> To do: Images excluded, repeat each entry below exactly.

> Exercise data:
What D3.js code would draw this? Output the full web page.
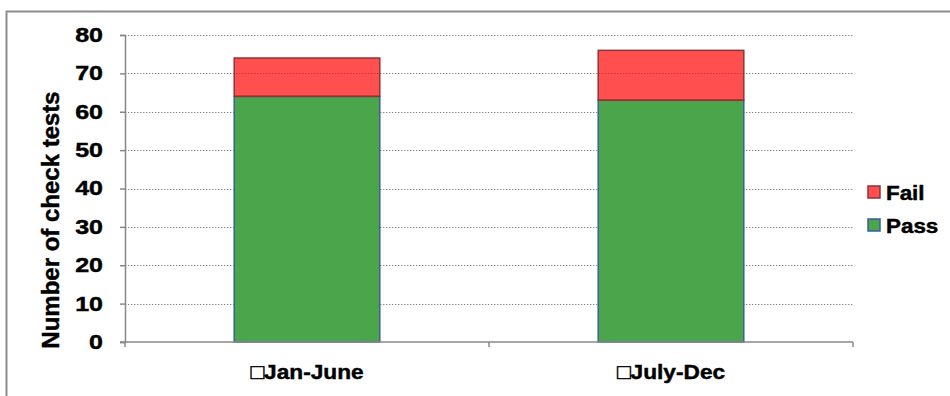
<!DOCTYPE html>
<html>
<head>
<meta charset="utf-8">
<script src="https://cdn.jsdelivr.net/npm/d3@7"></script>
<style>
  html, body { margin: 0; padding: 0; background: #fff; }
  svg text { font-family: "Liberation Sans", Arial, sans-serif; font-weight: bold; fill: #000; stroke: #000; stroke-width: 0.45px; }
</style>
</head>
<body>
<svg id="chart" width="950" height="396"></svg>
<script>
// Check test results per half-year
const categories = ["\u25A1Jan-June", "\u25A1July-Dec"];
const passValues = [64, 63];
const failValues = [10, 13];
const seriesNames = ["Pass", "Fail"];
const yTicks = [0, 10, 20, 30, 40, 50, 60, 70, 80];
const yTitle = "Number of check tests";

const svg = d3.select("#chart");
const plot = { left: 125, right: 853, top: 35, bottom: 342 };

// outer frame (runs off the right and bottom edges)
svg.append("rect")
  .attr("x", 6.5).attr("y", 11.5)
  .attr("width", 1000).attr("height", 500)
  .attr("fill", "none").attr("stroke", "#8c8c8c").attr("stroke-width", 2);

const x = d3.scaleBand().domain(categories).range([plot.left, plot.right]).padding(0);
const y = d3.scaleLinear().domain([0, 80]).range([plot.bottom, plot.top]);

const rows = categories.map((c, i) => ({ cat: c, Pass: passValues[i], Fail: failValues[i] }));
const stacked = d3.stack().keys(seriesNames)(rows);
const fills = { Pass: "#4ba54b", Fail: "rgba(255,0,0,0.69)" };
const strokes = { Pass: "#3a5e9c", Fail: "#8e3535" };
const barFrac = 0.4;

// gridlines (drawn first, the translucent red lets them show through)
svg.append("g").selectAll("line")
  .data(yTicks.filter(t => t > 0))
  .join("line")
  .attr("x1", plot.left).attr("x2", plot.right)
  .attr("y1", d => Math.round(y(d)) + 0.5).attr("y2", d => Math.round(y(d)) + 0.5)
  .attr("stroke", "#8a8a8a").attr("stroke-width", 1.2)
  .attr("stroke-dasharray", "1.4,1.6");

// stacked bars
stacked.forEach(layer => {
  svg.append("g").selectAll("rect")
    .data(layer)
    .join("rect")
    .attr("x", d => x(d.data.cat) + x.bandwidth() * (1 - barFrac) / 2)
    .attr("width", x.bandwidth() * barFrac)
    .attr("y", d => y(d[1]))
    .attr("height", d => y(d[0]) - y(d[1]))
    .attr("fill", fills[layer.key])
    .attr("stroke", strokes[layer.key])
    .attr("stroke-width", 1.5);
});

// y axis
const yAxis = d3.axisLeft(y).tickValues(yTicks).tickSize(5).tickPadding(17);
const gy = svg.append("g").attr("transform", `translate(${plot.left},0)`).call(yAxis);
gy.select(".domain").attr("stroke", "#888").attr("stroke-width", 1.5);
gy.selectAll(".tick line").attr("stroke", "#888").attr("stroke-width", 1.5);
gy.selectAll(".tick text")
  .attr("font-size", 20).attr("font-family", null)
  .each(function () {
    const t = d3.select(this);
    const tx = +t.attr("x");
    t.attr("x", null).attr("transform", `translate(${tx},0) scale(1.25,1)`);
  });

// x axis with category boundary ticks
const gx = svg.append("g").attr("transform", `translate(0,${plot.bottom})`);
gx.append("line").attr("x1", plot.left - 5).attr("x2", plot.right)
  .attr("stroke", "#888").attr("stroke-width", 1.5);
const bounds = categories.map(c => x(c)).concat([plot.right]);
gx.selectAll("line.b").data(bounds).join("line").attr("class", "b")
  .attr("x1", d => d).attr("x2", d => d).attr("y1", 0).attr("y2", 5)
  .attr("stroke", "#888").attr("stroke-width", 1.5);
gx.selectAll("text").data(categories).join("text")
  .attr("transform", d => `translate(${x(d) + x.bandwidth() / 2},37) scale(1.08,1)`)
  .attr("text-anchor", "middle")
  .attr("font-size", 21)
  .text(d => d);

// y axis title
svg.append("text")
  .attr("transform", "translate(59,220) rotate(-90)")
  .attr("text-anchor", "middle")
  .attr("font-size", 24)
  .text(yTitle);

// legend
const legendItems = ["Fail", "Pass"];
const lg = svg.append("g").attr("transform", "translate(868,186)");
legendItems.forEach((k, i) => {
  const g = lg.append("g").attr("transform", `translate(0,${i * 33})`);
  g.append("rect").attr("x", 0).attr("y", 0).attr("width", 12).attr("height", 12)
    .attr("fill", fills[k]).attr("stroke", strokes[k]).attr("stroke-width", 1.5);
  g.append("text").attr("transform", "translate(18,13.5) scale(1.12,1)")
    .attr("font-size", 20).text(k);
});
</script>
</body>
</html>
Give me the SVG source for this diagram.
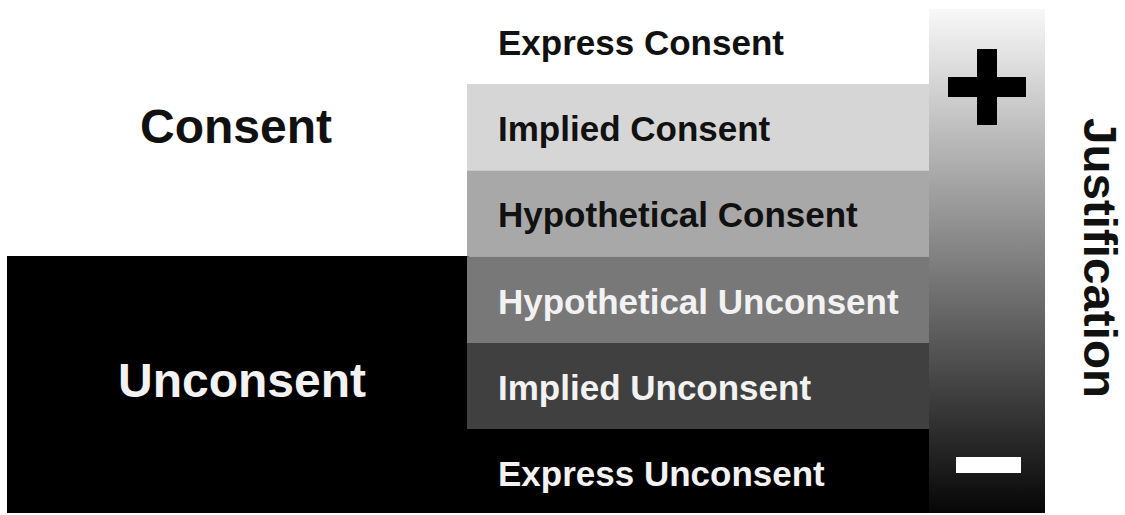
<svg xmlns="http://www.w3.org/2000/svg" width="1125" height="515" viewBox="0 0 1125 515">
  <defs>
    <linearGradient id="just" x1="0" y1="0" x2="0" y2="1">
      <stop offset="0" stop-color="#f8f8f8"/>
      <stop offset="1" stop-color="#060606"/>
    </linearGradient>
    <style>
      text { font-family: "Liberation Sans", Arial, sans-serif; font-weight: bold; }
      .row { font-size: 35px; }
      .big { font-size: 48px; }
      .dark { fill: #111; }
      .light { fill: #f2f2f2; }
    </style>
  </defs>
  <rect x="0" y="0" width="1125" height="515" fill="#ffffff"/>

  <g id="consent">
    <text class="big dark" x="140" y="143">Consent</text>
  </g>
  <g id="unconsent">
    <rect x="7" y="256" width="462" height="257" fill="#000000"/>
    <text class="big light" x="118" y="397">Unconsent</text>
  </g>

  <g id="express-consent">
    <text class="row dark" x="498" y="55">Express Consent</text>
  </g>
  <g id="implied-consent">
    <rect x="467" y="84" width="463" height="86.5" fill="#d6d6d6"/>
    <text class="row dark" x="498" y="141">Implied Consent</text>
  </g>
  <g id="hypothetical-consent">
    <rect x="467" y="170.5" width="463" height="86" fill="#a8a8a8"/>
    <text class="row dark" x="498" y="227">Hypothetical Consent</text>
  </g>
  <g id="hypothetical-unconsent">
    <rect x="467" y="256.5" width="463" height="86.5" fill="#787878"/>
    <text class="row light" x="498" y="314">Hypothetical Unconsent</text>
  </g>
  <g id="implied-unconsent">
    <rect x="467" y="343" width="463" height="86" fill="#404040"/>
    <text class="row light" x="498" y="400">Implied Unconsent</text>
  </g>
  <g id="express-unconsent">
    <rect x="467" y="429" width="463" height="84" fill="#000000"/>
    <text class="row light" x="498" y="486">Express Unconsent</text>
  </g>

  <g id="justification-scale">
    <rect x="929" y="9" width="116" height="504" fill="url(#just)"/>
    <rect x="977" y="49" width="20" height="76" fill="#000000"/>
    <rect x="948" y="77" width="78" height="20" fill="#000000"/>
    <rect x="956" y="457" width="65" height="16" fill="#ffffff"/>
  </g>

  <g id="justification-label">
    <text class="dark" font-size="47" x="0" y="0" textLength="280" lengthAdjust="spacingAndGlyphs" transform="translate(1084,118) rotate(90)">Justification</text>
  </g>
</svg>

> Complete output:
What D3.js code would draw this? Output the full web page.
<!DOCTYPE html>
<html>
<head>
<meta charset="utf-8">
<script src="https://cdn.jsdelivr.net/npm/d3@7"></script>
<style>
  html, body { margin: 0; padding: 0; background: #fff; }
  svg text { font-family: "Liberation Sans", Arial, sans-serif; font-weight: bold; fill: #000; stroke: #000; stroke-width: 0.45px; }
</style>
</head>
<body>
<svg id="chart" width="950" height="396"></svg>
<script>
// Check test results per half-year
const categories = ["\u25A1Jan-June", "\u25A1July-Dec"];
const passValues = [64, 63];
const failValues = [10, 13];
const seriesNames = ["Pass", "Fail"];
const yTicks = [0, 10, 20, 30, 40, 50, 60, 70, 80];
const yTitle = "Number of check tests";

const svg = d3.select("#chart");
const plot = { left: 125, right: 853, top: 35, bottom: 342 };

// outer frame (runs off the right and bottom edges)
svg.append("rect")
  .attr("x", 6.5).attr("y", 11.5)
  .attr("width", 1000).attr("height", 500)
  .attr("fill", "none").attr("stroke", "#8c8c8c").attr("stroke-width", 2);

const x = d3.scaleBand().domain(categories).range([plot.left, plot.right]).padding(0);
const y = d3.scaleLinear().domain([0, 80]).range([plot.bottom, plot.top]);

const rows = categories.map((c, i) => ({ cat: c, Pass: passValues[i], Fail: failValues[i] }));
const stacked = d3.stack().keys(seriesNames)(rows);
const fills = { Pass: "#4ba54b", Fail: "rgba(255,0,0,0.69)" };
const strokes = { Pass: "#3a5e9c", Fail: "#8e3535" };
const barFrac = 0.4;

// gridlines (drawn first, the translucent red lets them show through)
svg.append("g").selectAll("line")
  .data(yTicks.filter(t => t > 0))
  .join("line")
  .attr("x1", plot.left).attr("x2", plot.right)
  .attr("y1", d => Math.round(y(d)) + 0.5).attr("y2", d => Math.round(y(d)) + 0.5)
  .attr("stroke", "#8a8a8a").attr("stroke-width", 1.2)
  .attr("stroke-dasharray", "1.4,1.6");

// stacked bars
stacked.forEach(layer => {
  svg.append("g").selectAll("rect")
    .data(layer)
    .join("rect")
    .attr("x", d => x(d.data.cat) + x.bandwidth() * (1 - barFrac) / 2)
    .attr("width", x.bandwidth() * barFrac)
    .attr("y", d => y(d[1]))
    .attr("height", d => y(d[0]) - y(d[1]))
    .attr("fill", fills[layer.key])
    .attr("stroke", strokes[layer.key])
    .attr("stroke-width", 1.5);
});

// y axis
const yAxis = d3.axisLeft(y).tickValues(yTicks).tickSize(5).tickPadding(17);
const gy = svg.append("g").attr("transform", `translate(${plot.left},0)`).call(yAxis);
gy.select(".domain").attr("stroke", "#888").attr("stroke-width", 1.5);
gy.selectAll(".tick line").attr("stroke", "#888").attr("stroke-width", 1.5);
gy.selectAll(".tick text")
  .attr("font-size", 20).attr("font-family", null)
  .each(function () {
    const t = d3.select(this);
    const tx = +t.attr("x");
    t.attr("x", null).attr("transform", `translate(${tx},0) scale(1.25,1)`);
  });

// x axis with category boundary ticks
const gx = svg.append("g").attr("transform", `translate(0,${plot.bottom})`);
gx.append("line").attr("x1", plot.left - 5).attr("x2", plot.right)
  .attr("stroke", "#888").attr("stroke-width", 1.5);
const bounds = categories.map(c => x(c)).concat([plot.right]);
gx.selectAll("line.b").data(bounds).join("line").attr("class", "b")
  .attr("x1", d => d).attr("x2", d => d).attr("y1", 0).attr("y2", 5)
  .attr("stroke", "#888").attr("stroke-width", 1.5);
gx.selectAll("text").data(categories).join("text")
  .attr("transform", d => `translate(${x(d) + x.bandwidth() / 2},37) scale(1.08,1)`)
  .attr("text-anchor", "middle")
  .attr("font-size", 21)
  .text(d => d);

// y axis title
svg.append("text")
  .attr("transform", "translate(59,220) rotate(-90)")
  .attr("text-anchor", "middle")
  .attr("font-size", 24)
  .text(yTitle);

// legend
const legendItems = ["Fail", "Pass"];
const lg = svg.append("g").attr("transform", "translate(868,186)");
legendItems.forEach((k, i) => {
  const g = lg.append("g").attr("transform", `translate(0,${i * 33})`);
  g.append("rect").attr("x", 0).attr("y", 0).attr("width", 12).attr("height", 12)
    .attr("fill", fills[k]).attr("stroke", strokes[k]).attr("stroke-width", 1.5);
  g.append("text").attr("transform", "translate(18,13.5) scale(1.12,1)")
    .attr("font-size", 20).text(k);
});
</script>
</body>
</html>
Give me the SVG source for this diagram.
<svg xmlns="http://www.w3.org/2000/svg" width="1125" height="515" viewBox="0 0 1125 515">
  <defs>
    <linearGradient id="just" x1="0" y1="0" x2="0" y2="1">
      <stop offset="0" stop-color="#f8f8f8"/>
      <stop offset="1" stop-color="#060606"/>
    </linearGradient>
    <style>
      text { font-family: "Liberation Sans", Arial, sans-serif; font-weight: bold; }
      .row { font-size: 35px; }
      .big { font-size: 48px; }
      .dark { fill: #111; }
      .light { fill: #f2f2f2; }
    </style>
  </defs>
  <rect x="0" y="0" width="1125" height="515" fill="#ffffff"/>

  <g id="consent">
    <text class="big dark" x="140" y="143">Consent</text>
  </g>
  <g id="unconsent">
    <rect x="7" y="256" width="462" height="257" fill="#000000"/>
    <text class="big light" x="118" y="397">Unconsent</text>
  </g>

  <g id="express-consent">
    <text class="row dark" x="498" y="55">Express Consent</text>
  </g>
  <g id="implied-consent">
    <rect x="467" y="84" width="463" height="86.5" fill="#d6d6d6"/>
    <text class="row dark" x="498" y="141">Implied Consent</text>
  </g>
  <g id="hypothetical-consent">
    <rect x="467" y="170.5" width="463" height="86" fill="#a8a8a8"/>
    <text class="row dark" x="498" y="227">Hypothetical Consent</text>
  </g>
  <g id="hypothetical-unconsent">
    <rect x="467" y="256.5" width="463" height="86.5" fill="#787878"/>
    <text class="row light" x="498" y="314">Hypothetical Unconsent</text>
  </g>
  <g id="implied-unconsent">
    <rect x="467" y="343" width="463" height="86" fill="#404040"/>
    <text class="row light" x="498" y="400">Implied Unconsent</text>
  </g>
  <g id="express-unconsent">
    <rect x="467" y="429" width="463" height="84" fill="#000000"/>
    <text class="row light" x="498" y="486">Express Unconsent</text>
  </g>

  <g id="justification-scale">
    <rect x="929" y="9" width="116" height="504" fill="url(#just)"/>
    <rect x="977" y="49" width="20" height="76" fill="#000000"/>
    <rect x="948" y="77" width="78" height="20" fill="#000000"/>
    <rect x="956" y="457" width="65" height="16" fill="#ffffff"/>
  </g>

  <g id="justification-label">
    <text class="dark" font-size="47" x="0" y="0" textLength="280" lengthAdjust="spacingAndGlyphs" transform="translate(1084,118) rotate(90)">Justification</text>
  </g>
</svg>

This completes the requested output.